**Your instructions**
Skip the pictures and quote all of the lines exactly.

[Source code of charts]
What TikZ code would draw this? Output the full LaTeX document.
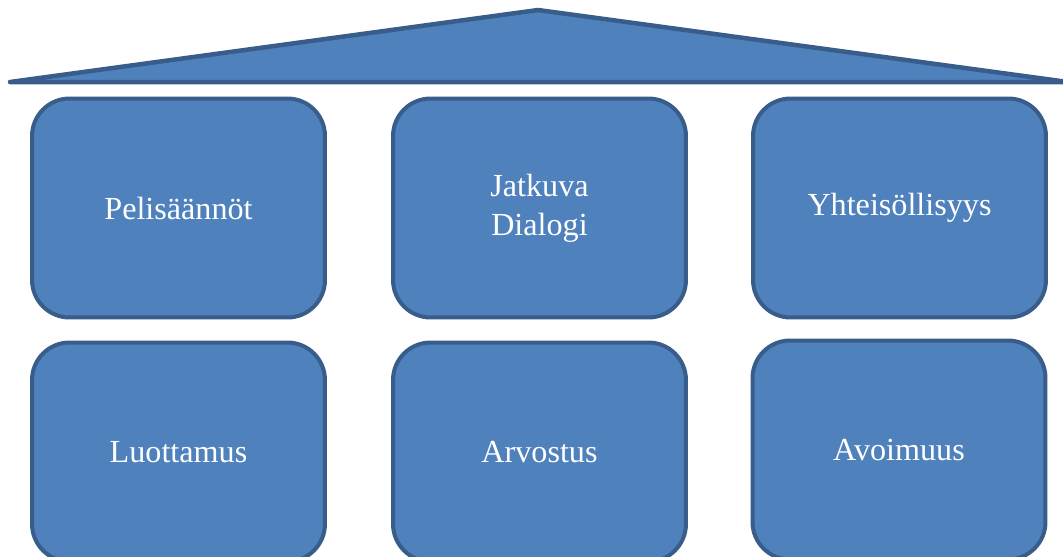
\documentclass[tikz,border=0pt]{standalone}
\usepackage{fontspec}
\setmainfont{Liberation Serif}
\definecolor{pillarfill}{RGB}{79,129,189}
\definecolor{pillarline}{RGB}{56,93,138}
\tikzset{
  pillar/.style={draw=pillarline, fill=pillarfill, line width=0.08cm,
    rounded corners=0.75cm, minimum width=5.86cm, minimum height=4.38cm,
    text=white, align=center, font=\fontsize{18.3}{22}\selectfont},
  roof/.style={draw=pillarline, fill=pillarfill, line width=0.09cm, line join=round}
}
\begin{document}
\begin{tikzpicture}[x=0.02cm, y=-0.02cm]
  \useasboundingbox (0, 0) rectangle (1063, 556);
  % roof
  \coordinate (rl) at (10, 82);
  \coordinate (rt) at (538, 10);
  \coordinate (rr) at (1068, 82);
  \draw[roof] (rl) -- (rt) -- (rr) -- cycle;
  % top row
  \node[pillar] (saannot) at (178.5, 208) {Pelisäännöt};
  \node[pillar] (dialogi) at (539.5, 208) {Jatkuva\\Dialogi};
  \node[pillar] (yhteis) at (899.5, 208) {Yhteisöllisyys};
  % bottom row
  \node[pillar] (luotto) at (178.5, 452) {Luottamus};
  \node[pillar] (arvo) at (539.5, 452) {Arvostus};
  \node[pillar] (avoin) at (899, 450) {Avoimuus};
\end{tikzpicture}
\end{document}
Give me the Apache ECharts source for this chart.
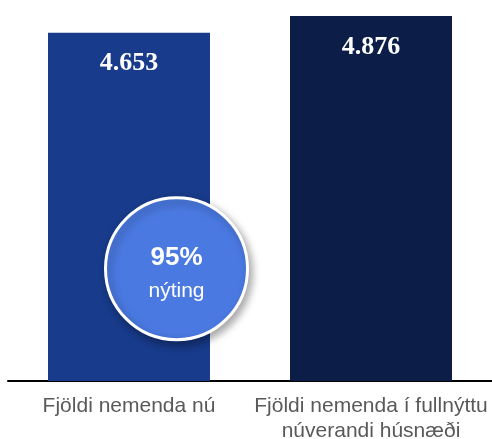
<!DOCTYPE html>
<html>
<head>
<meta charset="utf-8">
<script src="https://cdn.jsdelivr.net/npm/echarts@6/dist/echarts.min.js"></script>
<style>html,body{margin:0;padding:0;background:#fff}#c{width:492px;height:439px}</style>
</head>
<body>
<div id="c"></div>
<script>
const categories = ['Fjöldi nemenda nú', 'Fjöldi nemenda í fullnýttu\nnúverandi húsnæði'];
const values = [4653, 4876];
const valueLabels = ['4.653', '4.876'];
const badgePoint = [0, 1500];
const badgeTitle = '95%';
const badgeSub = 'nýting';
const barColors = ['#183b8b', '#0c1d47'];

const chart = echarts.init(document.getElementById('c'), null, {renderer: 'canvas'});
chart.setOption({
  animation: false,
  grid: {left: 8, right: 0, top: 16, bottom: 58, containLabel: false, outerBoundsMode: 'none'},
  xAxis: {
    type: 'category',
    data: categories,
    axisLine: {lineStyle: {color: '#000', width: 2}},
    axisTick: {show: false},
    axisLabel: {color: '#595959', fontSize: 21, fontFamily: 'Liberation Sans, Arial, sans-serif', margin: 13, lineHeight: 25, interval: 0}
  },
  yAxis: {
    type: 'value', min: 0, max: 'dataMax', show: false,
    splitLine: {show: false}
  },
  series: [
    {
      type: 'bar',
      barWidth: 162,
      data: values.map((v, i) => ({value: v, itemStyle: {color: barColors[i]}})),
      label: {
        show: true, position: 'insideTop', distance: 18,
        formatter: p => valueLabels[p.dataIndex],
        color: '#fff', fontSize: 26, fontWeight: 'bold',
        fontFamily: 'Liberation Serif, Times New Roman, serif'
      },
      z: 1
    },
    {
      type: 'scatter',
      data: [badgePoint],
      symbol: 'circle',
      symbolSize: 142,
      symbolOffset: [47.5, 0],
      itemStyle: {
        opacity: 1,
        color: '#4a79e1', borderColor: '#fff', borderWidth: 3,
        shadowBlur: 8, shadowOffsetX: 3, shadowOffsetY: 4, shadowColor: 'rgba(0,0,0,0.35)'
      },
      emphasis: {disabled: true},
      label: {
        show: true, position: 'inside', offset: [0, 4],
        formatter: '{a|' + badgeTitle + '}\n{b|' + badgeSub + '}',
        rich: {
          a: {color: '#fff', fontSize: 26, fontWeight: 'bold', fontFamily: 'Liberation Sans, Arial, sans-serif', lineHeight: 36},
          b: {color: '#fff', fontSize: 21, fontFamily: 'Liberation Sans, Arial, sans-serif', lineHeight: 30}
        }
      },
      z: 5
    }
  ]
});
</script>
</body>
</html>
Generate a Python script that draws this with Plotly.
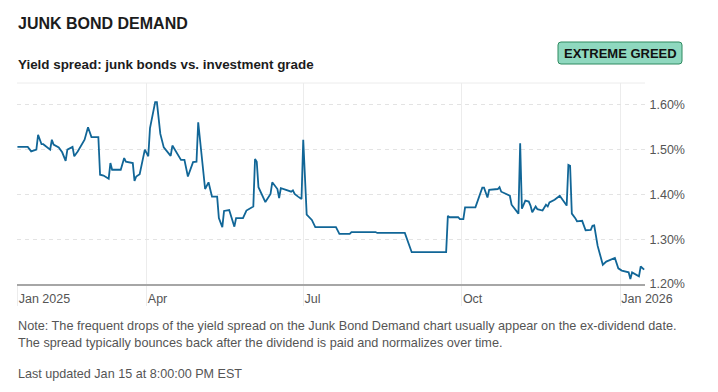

**Exercise response**
What TikZ code would draw this? Output the full LaTeX document.
\documentclass[tikz,border=0pt]{standalone}
\usepackage{fontspec}
\setmainfont{Liberation Serif}
\definecolor{pillarfill}{RGB}{79,129,189}
\definecolor{pillarline}{RGB}{56,93,138}
\tikzset{
  pillar/.style={draw=pillarline, fill=pillarfill, line width=0.08cm,
    rounded corners=0.75cm, minimum width=5.86cm, minimum height=4.38cm,
    text=white, align=center, font=\fontsize{18.3}{22}\selectfont},
  roof/.style={draw=pillarline, fill=pillarfill, line width=0.09cm, line join=round}
}
\begin{document}
\begin{tikzpicture}[x=0.02cm, y=-0.02cm]
  \useasboundingbox (0, 0) rectangle (1063, 556);
  % roof
  \coordinate (rl) at (10, 82);
  \coordinate (rt) at (538, 10);
  \coordinate (rr) at (1068, 82);
  \draw[roof] (rl) -- (rt) -- (rr) -- cycle;
  % top row
  \node[pillar] (saannot) at (178.5, 208) {Pelisäännöt};
  \node[pillar] (dialogi) at (539.5, 208) {Jatkuva\\Dialogi};
  \node[pillar] (yhteis) at (899.5, 208) {Yhteisöllisyys};
  % bottom row
  \node[pillar] (luotto) at (178.5, 452) {Luottamus};
  \node[pillar] (arvo) at (539.5, 452) {Arvostus};
  \node[pillar] (avoin) at (899, 450) {Avoimuus};
\end{tikzpicture}
\end{document}
Give me the Apache ECharts source for this chart.
<!DOCTYPE html>
<html>
<head>
<meta charset="utf-8">
<script src="https://cdn.jsdelivr.net/npm/echarts@6/dist/echarts.min.js"></script>
<style>html,body{margin:0;padding:0;background:#fff}#c{width:492px;height:439px}</style>
</head>
<body>
<div id="c"></div>
<script>
const categories = ['Fjöldi nemenda nú', 'Fjöldi nemenda í fullnýttu\nnúverandi húsnæði'];
const values = [4653, 4876];
const valueLabels = ['4.653', '4.876'];
const badgePoint = [0, 1500];
const badgeTitle = '95%';
const badgeSub = 'nýting';
const barColors = ['#183b8b', '#0c1d47'];

const chart = echarts.init(document.getElementById('c'), null, {renderer: 'canvas'});
chart.setOption({
  animation: false,
  grid: {left: 8, right: 0, top: 16, bottom: 58, containLabel: false, outerBoundsMode: 'none'},
  xAxis: {
    type: 'category',
    data: categories,
    axisLine: {lineStyle: {color: '#000', width: 2}},
    axisTick: {show: false},
    axisLabel: {color: '#595959', fontSize: 21, fontFamily: 'Liberation Sans, Arial, sans-serif', margin: 13, lineHeight: 25, interval: 0}
  },
  yAxis: {
    type: 'value', min: 0, max: 'dataMax', show: false,
    splitLine: {show: false}
  },
  series: [
    {
      type: 'bar',
      barWidth: 162,
      data: values.map((v, i) => ({value: v, itemStyle: {color: barColors[i]}})),
      label: {
        show: true, position: 'insideTop', distance: 18,
        formatter: p => valueLabels[p.dataIndex],
        color: '#fff', fontSize: 26, fontWeight: 'bold',
        fontFamily: 'Liberation Serif, Times New Roman, serif'
      },
      z: 1
    },
    {
      type: 'scatter',
      data: [badgePoint],
      symbol: 'circle',
      symbolSize: 142,
      symbolOffset: [47.5, 0],
      itemStyle: {
        opacity: 1,
        color: '#4a79e1', borderColor: '#fff', borderWidth: 3,
        shadowBlur: 8, shadowOffsetX: 3, shadowOffsetY: 4, shadowColor: 'rgba(0,0,0,0.35)'
      },
      emphasis: {disabled: true},
      label: {
        show: true, position: 'inside', offset: [0, 4],
        formatter: '{a|' + badgeTitle + '}\n{b|' + badgeSub + '}',
        rich: {
          a: {color: '#fff', fontSize: 26, fontWeight: 'bold', fontFamily: 'Liberation Sans, Arial, sans-serif', lineHeight: 36},
          b: {color: '#fff', fontSize: 21, fontFamily: 'Liberation Sans, Arial, sans-serif', lineHeight: 30}
        }
      },
      z: 5
    }
  ]
});
</script>
</body>
</html>
Generate a Python script that draws this with Plotly.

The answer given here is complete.